You know, after watching campaign adds from both sides, I'm really depressed that best people put forward are America-hating, backroom dealing, lying scumbags! And it gets worse. Some people running for congress are actually into...sex!
The race for the Senate seat in Virginia has been hot since Republican George Allen uttered "makaka." Last week Allen hit Democrat Jim Webb with the proverbial folding chair when he cited sexual passages from Webb's books. Webb responded by saying if Allen wants to read graphic sex he should ask Lynn Cheney for a copy of her book Sisters. The book is 25 years old and Mrs. Cheney has completely disavowed it, claiming it is not her best writing. Readers, however, seem to disagree.
Said one reviewer on amazon.com, "This story of a Washington wife who leaves her powerful husband to join a woman's commune is charged with the kind of eroticism you just don't expect from the Second Lady of the United States of America. I was amazed at how graphically Ms. Cheney details the commune's daily 'massage classes' and their predictable free-for-all aftermaths, while at the same time delivering a devastating critique of phallocentric discourse in modern culture. I can't wait for the sequel, in which the Sisters declare war against the male-dominated multinational corporation that is threatening to foreclose on their commune. Four Stars!"
The book has been out of print for years. Copies are selling on amazon.com for $700.
Check it out it here.
Or, check out Mrs. Cheney's much more Republican warm fuzzy Our 50 States: A Family Adventure Across America here
Mrs. Cheney didn't appreciate Webb's reference, bashed CNN, and completely denied she's ever written anything sexually explicit, but the play was fair. The point is, obviously, that a person's writing has no relevance on how they perform in public service. The fact is God fearing people writing books laced with sexual content is simply nothing new. Jimmy Carter's done it, Newt Gingrich has done it, William F. Buckley has done it, and of course Bill O'Reilly has done it.
So, can we please stop playing dumb here, talking about who wrote what and when? Can we please get back to the real issues?

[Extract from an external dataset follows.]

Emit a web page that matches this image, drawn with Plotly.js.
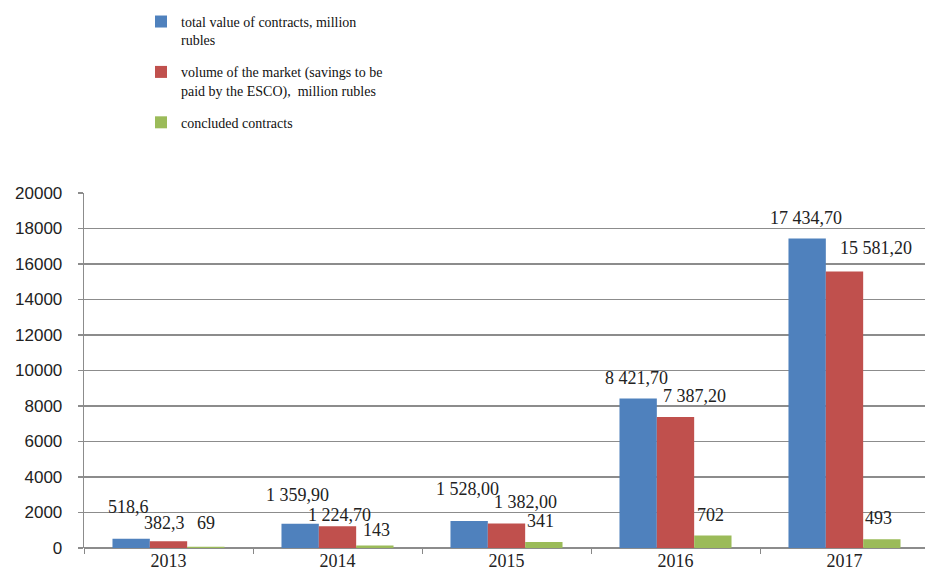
<!DOCTYPE html>
<html>
<head>
<meta charset="utf-8">
<script src="https://cdn.plot.ly/plotly-3.0.1.min.js"></script>
<style>html,body{margin:0;padding:0;background:#fff;}#chart{width:925px;height:580px;}</style>
</head>
<body>
<div id="chart"></div>
<script>
// ---- data ----
const years = ['2013', '2014', '2015', '2016', '2017'];
const seriesNames = [
  'total value of contracts, million<br>rubles',
  'volume of the market (savings to be<br>paid by the ESCO),  million rubles',
  'concluded contracts'
];
const totalValue = [518.6, 1359.9, 1528.0, 8421.7, 17434.7];
const marketVolume = [382.3, 1224.7, 1382.0, 7387.2, 15581.2];
const concludedContracts = [69, 143, 341, 702, 493];
const totalLabels = ['518,6', '1 359,90', '1 528,00', '8 421,70', '17 434,70'];
const marketLabels = ['382,3', '1 224,70', '1 382,00', '7 387,20', '15 581,20'];
const contractLabels = ['69', '143', '341', '702', '493'];
const yTicks = [0, 2000, 4000, 6000, 8000, 10000, 12000, 14000, 16000, 18000, 20000];

// ---- styling / label nudges (pixels) ----
const colors = ['#4f81bd', '#c0504d', '#9bbb59'];
const bargap = 0.337;
const labelNudge = [
  [[-3, 11], [-3, 8], [-2, 11], [-2, 0], [-1, 0]],
  [[-4, -3], [2, -10], [19, 0], [19, 0], [31, 2]],
  [[0, 3], [2, -6], [-3, 0], [-2, 0], [-3, 0]]
];

const values = [totalValue, marketVolume, concludedContracts];
const labels = [totalLabels, marketLabels, contractLabels];

const traces = values.map((v, s) => ({
  type: 'bar',
  name: seriesNames[s],
  x: years,
  y: v,
  marker: {color: colors[s], line: {width: 0}},
  legendgroup: 'g' + s,
  hoverinfo: 'x+y'
}));

const barW = (1 - bargap) / 3;
const annotations = [];
values.forEach((v, s) => {
  v.forEach((val, i) => {
    annotations.push({
      x: i + (s - 1) * barW,
      y: val,
      xref: 'x', yref: 'y',
      text: labels[s][i],
      showarrow: false,
      xanchor: 'center', yanchor: 'middle',
      xshift: labelNudge[s][i][0],
      yshift: 21 + labelNudge[s][i][1],
      font: {family: 'Liberation Serif, Times New Roman, serif', size: 18, color: '#222'}
    });
  });
});

const layout = {
  width: 925, height: 580,
  margin: {l: 84, r: 0, t: 193, b: 32, pad: 0},
  paper_bgcolor: '#fff', plot_bgcolor: '#fff',
  bargap: bargap, bargroupgap: 0, barmode: 'group',
  showlegend: true,
  legend: {
    x: 0.0678, y: 1.527, xanchor: 'left', yanchor: 'top',
    orientation: 'v', valign: 'top', tracegroupgap: 11,
    font: {family: 'Liberation Serif, Times New Roman, serif', size: 14, color: '#111'},
    bgcolor: 'rgba(0,0,0,0)', itemclick: false, itemdoubleclick: false
  },
  xaxis: {
    type: 'category',
    range: [-0.5, 4.5 - 4 / 169],
    showgrid: false, zeroline: false,
    showline: false,
    ticks: 'outside', tickson: 'boundaries', ticklen: 5, tickcolor: '#888', tickwidth: 1,
    tickfont: {family: 'Liberation Serif, Times New Roman, serif', size: 18, color: '#222'},
    fixedrange: true
  },
  yaxis: {
    range: [0, 20000],
    tickvals: yTicks,
    ticktext: yTicks.map(String),
    showgrid: true, gridcolor: '#8c8c8c', gridwidth: 1.3,
    zeroline: true, zerolinecolor: '#8c8c8c', zerolinewidth: 1.3,
    showline: true, linecolor: '#8c8c8c', linewidth: 1.3,
    ticks: 'outside', ticklen: 5, tickcolor: '#8c8c8c', tickwidth: 1.3,
    ticklabelstandoff: 12,
    tickfont: {family: 'Liberation Sans, Arial, sans-serif', size: 17, color: '#222'},
    fixedrange: true
  },
  annotations: annotations
};

Plotly.newPlot('chart', traces, layout, {displayModeBar: false, staticPlot: true});
</script>
</body>
</html>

That's right, I'm talking about what everyone is asking: if the plan to keep America safe is no longer "stay the course" what the hell is it? With Iraq breaking at the seams, North Korea's new nuclear capability, and the President now admitting previous dogmatically held beliefs are futile, my God what IS the plan??
Well, we don't know....um, but rest assured, everyone, um...top minds are working on it. Stay calm. What we do know is that the answer will involve no less 700 miles of fence. Is it an omniscient, deficit-reducing, nuclear-diffusing fence? Erm, well, no, it's just a really long fence. OK? That's the plan at this point: a big fence. Fences keep your dogs in. Good fences make good neighbors. Fences are what made America great. Sleep tight.
Fences aside, the one thing Bush does have going for him is that his fiction contains no sex--just a lot of lies about Iraq and some kind of plan to keep us safer.